··· Available data

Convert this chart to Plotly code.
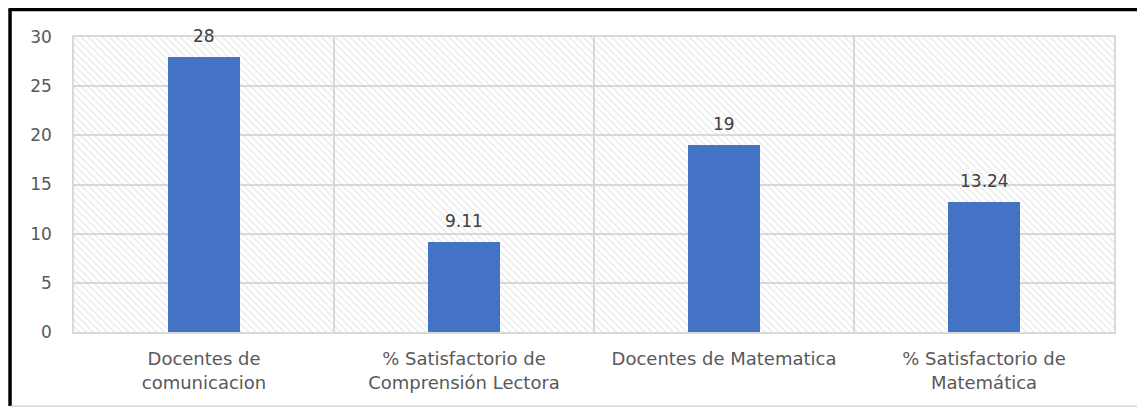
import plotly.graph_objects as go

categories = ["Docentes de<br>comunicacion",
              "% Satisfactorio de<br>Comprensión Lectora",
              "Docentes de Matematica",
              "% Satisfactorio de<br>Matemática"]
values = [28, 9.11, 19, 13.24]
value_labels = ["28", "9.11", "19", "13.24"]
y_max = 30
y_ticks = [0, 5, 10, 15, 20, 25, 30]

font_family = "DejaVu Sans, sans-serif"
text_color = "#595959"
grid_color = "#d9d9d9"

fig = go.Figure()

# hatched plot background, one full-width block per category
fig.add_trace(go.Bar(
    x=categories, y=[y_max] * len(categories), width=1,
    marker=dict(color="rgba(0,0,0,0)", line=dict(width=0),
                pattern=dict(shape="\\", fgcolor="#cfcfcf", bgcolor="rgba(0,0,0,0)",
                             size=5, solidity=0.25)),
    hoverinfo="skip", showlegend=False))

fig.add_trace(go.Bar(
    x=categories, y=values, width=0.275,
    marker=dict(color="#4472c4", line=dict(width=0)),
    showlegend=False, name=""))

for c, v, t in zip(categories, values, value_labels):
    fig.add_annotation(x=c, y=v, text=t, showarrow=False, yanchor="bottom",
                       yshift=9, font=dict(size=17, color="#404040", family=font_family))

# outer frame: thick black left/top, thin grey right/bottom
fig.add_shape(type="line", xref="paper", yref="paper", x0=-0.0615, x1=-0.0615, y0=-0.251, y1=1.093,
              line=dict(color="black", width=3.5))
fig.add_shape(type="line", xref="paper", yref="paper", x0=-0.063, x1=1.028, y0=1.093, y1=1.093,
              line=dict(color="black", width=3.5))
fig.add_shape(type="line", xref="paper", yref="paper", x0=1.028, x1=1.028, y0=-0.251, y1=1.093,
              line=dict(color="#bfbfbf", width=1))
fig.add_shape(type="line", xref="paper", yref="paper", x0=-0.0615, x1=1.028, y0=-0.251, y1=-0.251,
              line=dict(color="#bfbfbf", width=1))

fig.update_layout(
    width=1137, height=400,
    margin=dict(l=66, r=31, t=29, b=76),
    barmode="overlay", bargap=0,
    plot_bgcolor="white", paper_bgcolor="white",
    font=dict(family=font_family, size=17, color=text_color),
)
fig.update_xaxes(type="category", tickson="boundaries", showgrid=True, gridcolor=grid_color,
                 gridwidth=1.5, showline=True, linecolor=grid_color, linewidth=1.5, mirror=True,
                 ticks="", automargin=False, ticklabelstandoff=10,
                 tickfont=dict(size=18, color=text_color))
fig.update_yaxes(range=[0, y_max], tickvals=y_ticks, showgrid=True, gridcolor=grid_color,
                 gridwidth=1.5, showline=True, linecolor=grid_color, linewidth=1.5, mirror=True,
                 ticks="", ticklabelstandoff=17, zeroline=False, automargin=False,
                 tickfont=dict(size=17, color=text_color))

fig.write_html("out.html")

······

Quote the full listing above word for word; exclude every picture from the copy.

▸ **Result of this exercise**:
Convert this chart to Plotly code.
import plotly.graph_objects as go

categories = ["Docentes de<br>comunicacion",
              "% Satisfactorio de<br>Comprensión Lectora",
              "Docentes de Matematica",
              "% Satisfactorio de<br>Matemática"]
values = [28, 9.11, 19, 13.24]
value_labels = ["28", "9.11", "19", "13.24"]
y_max = 30
y_ticks = [0, 5, 10, 15, 20, 25, 30]

font_family = "DejaVu Sans, sans-serif"
text_color = "#595959"
grid_color = "#d9d9d9"

fig = go.Figure()

# hatched plot background, one full-width block per category
fig.add_trace(go.Bar(
    x=categories, y=[y_max] * len(categories), width=1,
    marker=dict(color="rgba(0,0,0,0)", line=dict(width=0),
                pattern=dict(shape="\\", fgcolor="#cfcfcf", bgcolor="rgba(0,0,0,0)",
                             size=5, solidity=0.25)),
    hoverinfo="skip", showlegend=False))

fig.add_trace(go.Bar(
    x=categories, y=values, width=0.275,
    marker=dict(color="#4472c4", line=dict(width=0)),
    showlegend=False, name=""))

for c, v, t in zip(categories, values, value_labels):
    fig.add_annotation(x=c, y=v, text=t, showarrow=False, yanchor="bottom",
                       yshift=9, font=dict(size=17, color="#404040", family=font_family))

# outer frame: thick black left/top, thin grey right/bottom
fig.add_shape(type="line", xref="paper", yref="paper", x0=-0.0615, x1=-0.0615, y0=-0.251, y1=1.093,
              line=dict(color="black", width=3.5))
fig.add_shape(type="line", xref="paper", yref="paper", x0=-0.063, x1=1.028, y0=1.093, y1=1.093,
              line=dict(color="black", width=3.5))
fig.add_shape(type="line", xref="paper", yref="paper", x0=1.028, x1=1.028, y0=-0.251, y1=1.093,
              line=dict(color="#bfbfbf", width=1))
fig.add_shape(type="line", xref="paper", yref="paper", x0=-0.0615, x1=1.028, y0=-0.251, y1=-0.251,
              line=dict(color="#bfbfbf", width=1))

fig.update_layout(
    width=1137, height=400,
    margin=dict(l=66, r=31, t=29, b=76),
    barmode="overlay", bargap=0,
    plot_bgcolor="white", paper_bgcolor="white",
    font=dict(family=font_family, size=17, color=text_color),
)
fig.update_xaxes(type="category", tickson="boundaries", showgrid=True, gridcolor=grid_color,
                 gridwidth=1.5, showline=True, linecolor=grid_color, linewidth=1.5, mirror=True,
                 ticks="", automargin=False, ticklabelstandoff=10,
                 tickfont=dict(size=18, color=text_color))
fig.update_yaxes(range=[0, y_max], tickvals=y_ticks, showgrid=True, gridcolor=grid_color,
                 gridwidth=1.5, showline=True, linecolor=grid_color, linewidth=1.5, mirror=True,
                 ticks="", ticklabelstandoff=17, zeroline=False, automargin=False,
                 tickfont=dict(size=17, color=text_color))

fig.write_html("out.html")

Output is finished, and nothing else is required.